In this blog I am going to share with you three terrain selection mistakes that riders made after a 40cm snowfall and how to avoid them. 

MISTAKE 1: SLOPE ANGLE 

The riders choose a slope after a heavy snowfall above 30 degrees. Avalanche danger significantly increases with slope angle as you rise above 30-degrees, but beyond 50-degrees (Tremper) or 60-degrees, (Fredston and Fesler) the likelihood of dangerous slab avalanches decreases.  

HOW TO AVOID: After a heavy snowfall consider a slope less than degrees angle.

MISTAKE 2: ASPECT OF SLOPE 

The majority avalanches on that day happened on northerly aspects. Depending on what direction the slope faces at what time of the year is vital information to how the snowpack bonds. It’s so important to check the forecast, the avalanche bulletin and get local information before making your route decisions. To understand which aspects are more dangerous than others. 

HOW TO AVOID: Find out which aspects of the slope in the area that you would like to ride in are more dangerous and avoid them.

MISTAKE 3: SHAPE OF THE SLOPE

The riders choose a slope with a convexity. Convex slopes statistically produce more avalanches and more avalanche accidents than other kinds of slopes, because they are inherently less stable.

HOW TO AVOID: Avoid slopes with a convexity all together. 

It’s so important to get the right training and education so you can make better and safer decisions when riding off-piste.
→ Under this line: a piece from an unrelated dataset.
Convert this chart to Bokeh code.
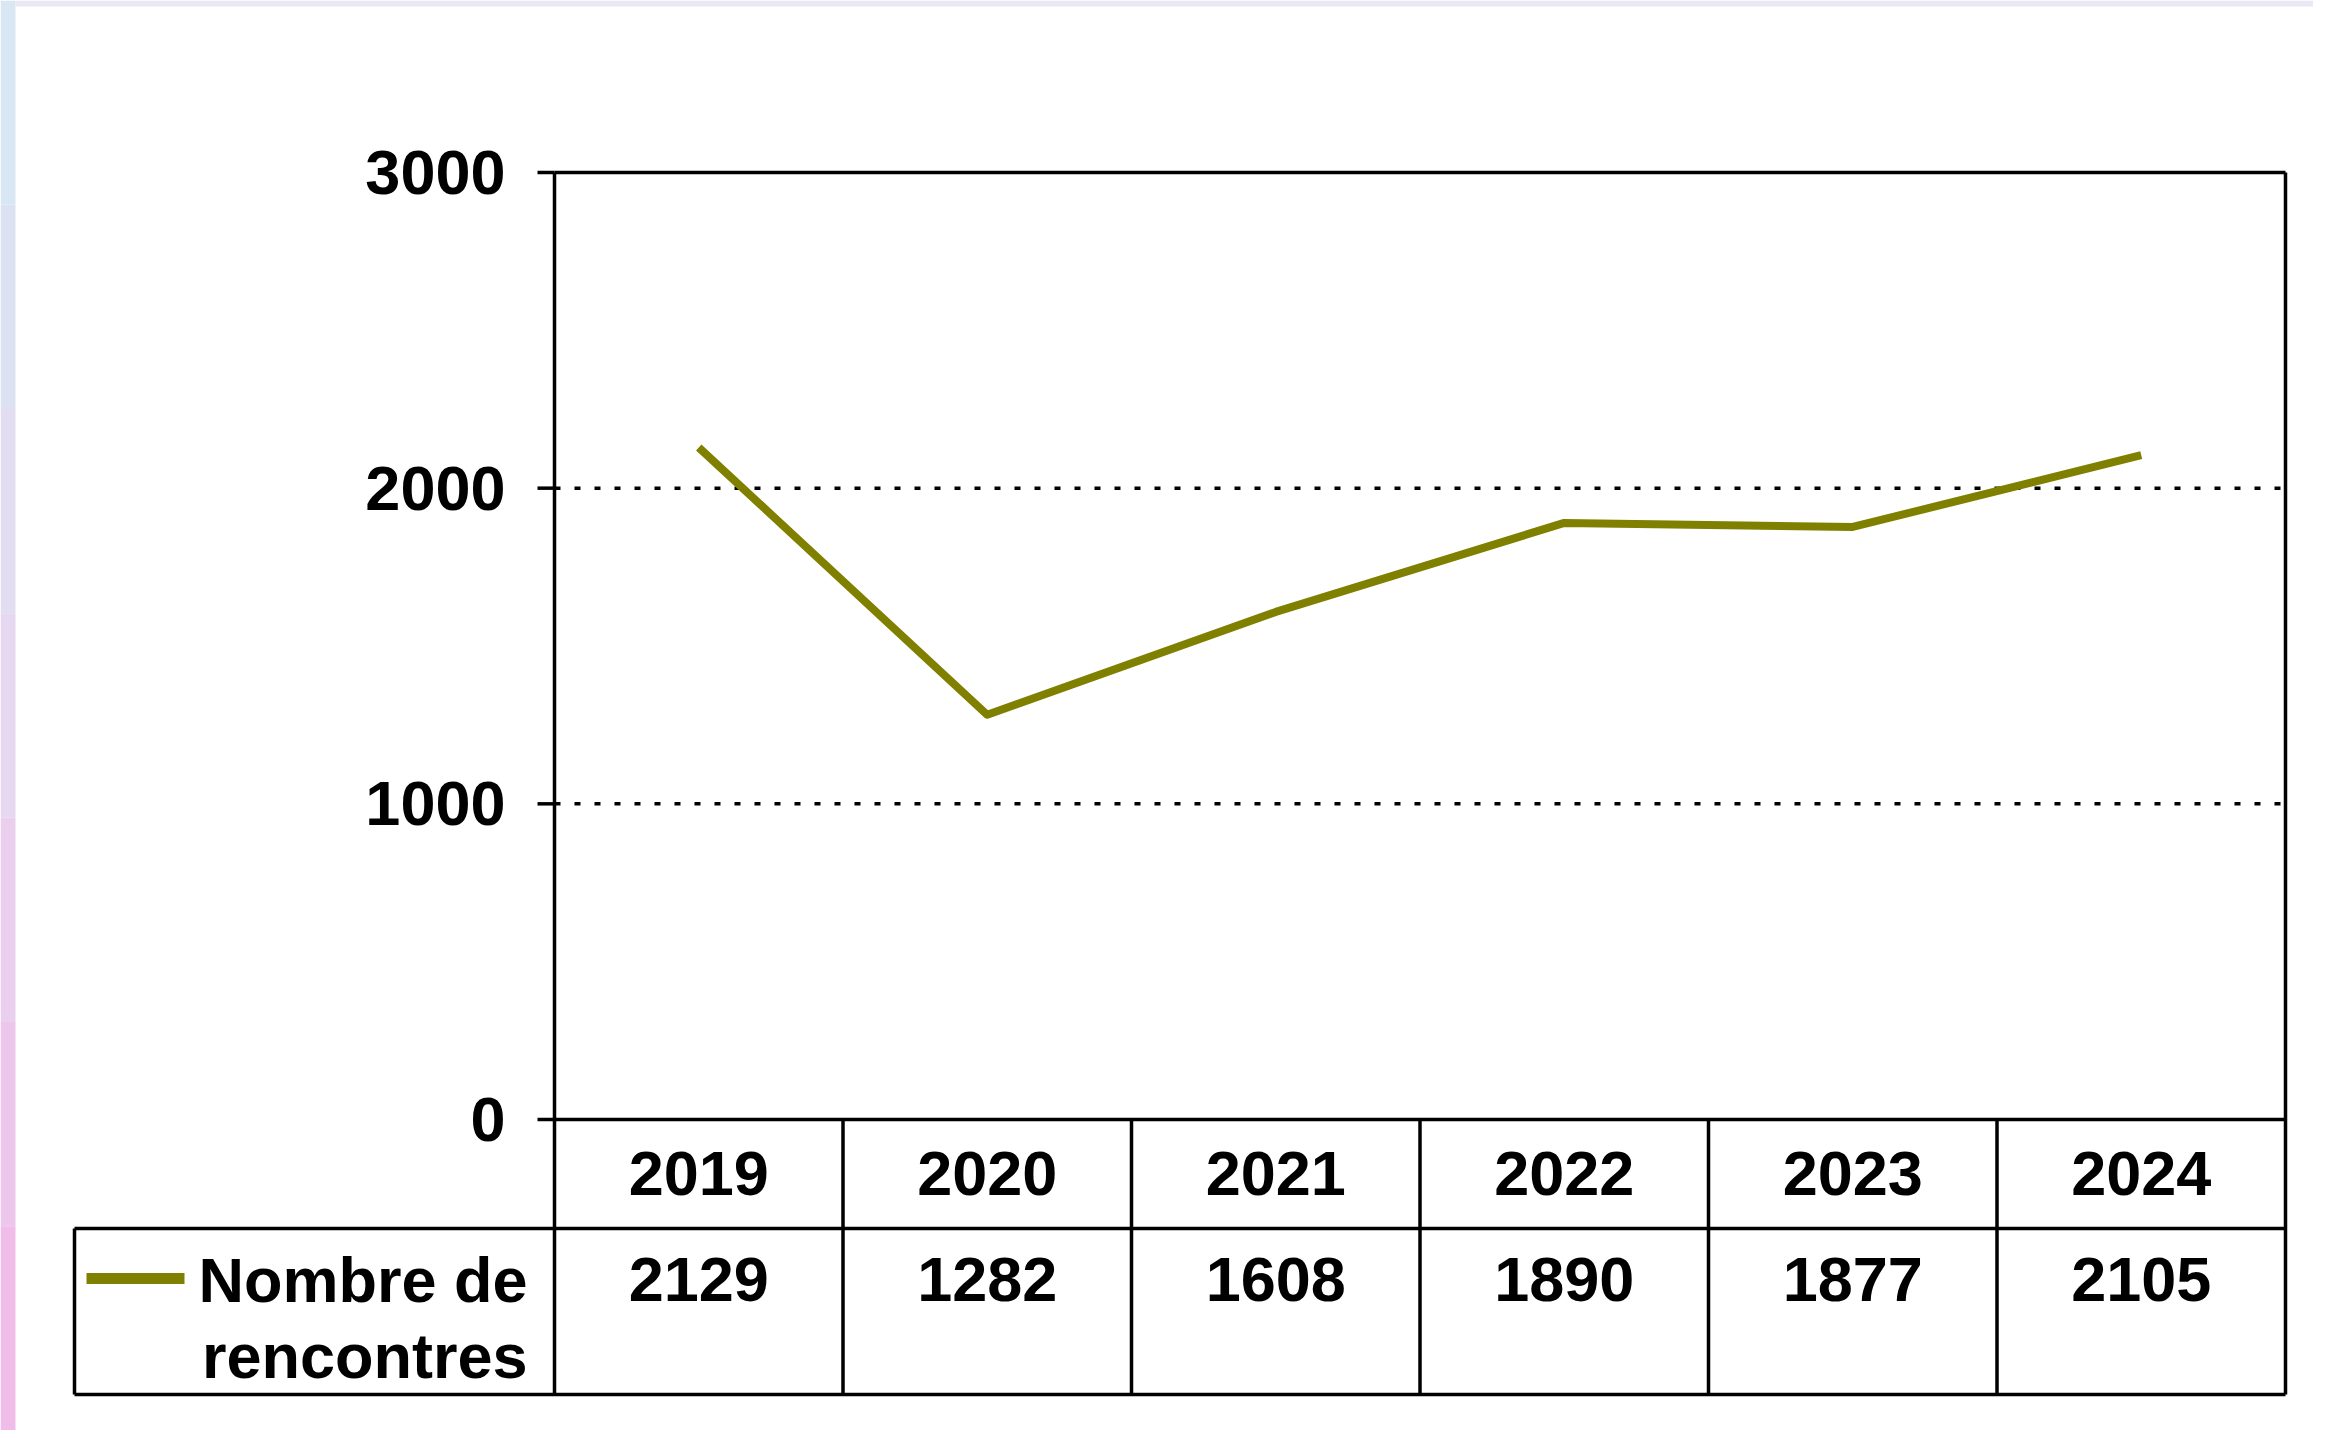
from bokeh.plotting import figure
from bokeh.models import Range1d
from bokeh.core.properties import value
from bokeh.embed import file_html
from bokeh.resources import INLINE

# ---------------- data ----------------
years = ["2019", "2020", "2021", "2022", "2023", "2024"]
rencontres = [2129, 1282, 1608, 1890, 1877, 2105]
y_ticks = [0, 1000, 2000, 3000]
grid_values = [1000, 2000]
series_label = ["Nombre de", "rencontres"]

# ---------------- layout (figure pixels) ----------------
W, H = 2313, 1430
PX_LEFT = 554.0          # left edge of the plot area (category 0)
COL_W = 288.5            # width of one category column
PX_TOP = 172.0           # y pixel of value 3000
PX_ZERO = 1119.0         # y pixel of value 0
Y_MAX = 3000.0
PPU = (PX_ZERO - PX_TOP) / Y_MAX

x_start = -PX_LEFT / COL_W
x_end = (W - PX_LEFT) / COL_W
y_end = Y_MAX + PX_TOP / PPU
y_start = -(H - PX_ZERO) / PPU


def dx(px):
    return x_start + px / COL_W


def dy(py):
    return y_end - py / PPU


n = len(years)
X0, X1 = 0.0, float(n)
ROW1_BOTTOM = dy(1228)
TABLE_BOTTOM = dy(1394)
LEG_LEFT = dx(74)

FONT = value("Liberation Sans")
FS = "63px"
OLIVE = "#808000"
LW = 3.5

p = figure(width=W, height=H, output_backend="svg", toolbar_location=None,
           x_range=Range1d(x_start, x_end), y_range=Range1d(y_start, y_end),
           min_border=0, outline_line_color=None)
p.axis.visible = False
p.grid.visible = False
p.background_fill_color = "white"
p.border_fill_color = "white"

# soft gradient strip on the left edge
strip_colors = ["#d9e6f3", "#dde2f2", "#e2ddf1", "#e6d8f0", "#eacfee", "#edc6ec", "#f0bdeb"]
seg = (y_end - y_start) / len(strip_colors)
p.quad(left=[x_start] * len(strip_colors), right=[dx(15)] * len(strip_colors),
       top=[y_end - i * seg for i in range(len(strip_colors))],
       bottom=[y_end - (i + 1) * seg for i in range(len(strip_colors))],
       fill_color=strip_colors, line_color=None)
# top strip
p.quad(left=[dx(15)], right=[x_end], top=[y_end], bottom=[dy(6)],
       fill_color="#ebe8f5", line_color=None)

# dotted gridlines
p.segment(x0=[X0] * len(grid_values), x1=[X1] * len(grid_values), y0=grid_values, y1=grid_values,
          line_color="black", line_width=LW, line_dash="6 14")

# frame: top, bottom(0), right, left
p.segment(x0=[X0, X0], x1=[X1, X1], y0=[Y_MAX, 0], y1=[Y_MAX, 0], line_color="black", line_width=LW)
p.segment(x0=[X1, X0], x1=[X1, X0], y0=[Y_MAX, Y_MAX], y1=[TABLE_BOTTOM, TABLE_BOTTOM],
          line_color="black", line_width=LW)

# y ticks and labels
p.segment(x0=[dx(537)] * len(y_ticks), x1=[X0] * len(y_ticks), y0=y_ticks, y1=y_ticks,
          line_color="black", line_width=LW)
p.text(x=[dx(505)] * len(y_ticks), y=y_ticks, text=[str(t) for t in y_ticks],
       text_font=FONT, text_font_size=FS, text_font_style="bold",
       text_align="right", text_baseline="middle", text_color="black")

# data line
centers = [i + 0.5 for i in range(n)]
p.line(x=centers, y=rencontres, line_color=OLIVE, line_width=8, line_join="round")

# table
p.segment(x0=[LEG_LEFT, LEG_LEFT], x1=[X1, X1], y0=[ROW1_BOTTOM, TABLE_BOTTOM],
          y1=[ROW1_BOTTOM, TABLE_BOTTOM], line_color="black", line_width=LW)
p.segment(x0=[LEG_LEFT], x1=[LEG_LEFT], y0=[ROW1_BOTTOM], y1=[TABLE_BOTTOM],
          line_color="black", line_width=LW)
p.segment(x0=list(range(1, n)), x1=list(range(1, n)), y0=[0] * (n - 1), y1=[TABLE_BOTTOM] * (n - 1),
          line_color="black", line_width=LW)

p.text(x=centers, y=[dy(1173)] * n, text=years, text_font=FONT, text_font_size=FS,
       text_font_style="bold", text_align="center", text_baseline="middle", text_color="black")
p.text(x=centers, y=[dy(1279)] * n, text=[str(v) for v in rencontres], text_font=FONT,
       text_font_size=FS, text_font_style="bold", text_align="center", text_baseline="middle",
       text_color="black")

# legend cell
p.segment(x0=[dx(86)], x1=[dx(184)], y0=[dy(1278)], y1=[dy(1278)], line_color=OLIVE, line_width=11)
p.text(x=[dx(527), dx(527)], y=[dy(1279), dy(1355)], text=series_label, text_font=FONT,
       text_font_size=FS, text_font_style="bold", text_align="right", text_baseline="middle",
       text_color="black")

open("out.html", "w").write(file_html(p, INLINE))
If you hire an experienced guide and instructor its such an investment as they can teach you to make the right decisions in avalanche terrain and pass their experience. For more details or if you have any questions please drop me an email to: [email protected] or visit my website www.freefloski.com

TOP TIP: LET IT SETTLE

Don’t hike right after a heavy snowfall storm. Most avalanches occur during or just after a heavy snowfall when added weight and weak bonds between fresh and existing snow make slides more likely. Experts recommend waiting at least 48 hours but local variables can extend that time. Always check the avalanche forecast (go to avalanche.org to find a report for your area).

Check out the video on the Freefloski You Tube channel.

On this tutorial channel I share my passion for skiing and the love for the mountains. With 24years of teaching and leading experience I will share with you my secrets, tips and advice to make skiing easier and the mountains safer. Follow and subscribe 👍 .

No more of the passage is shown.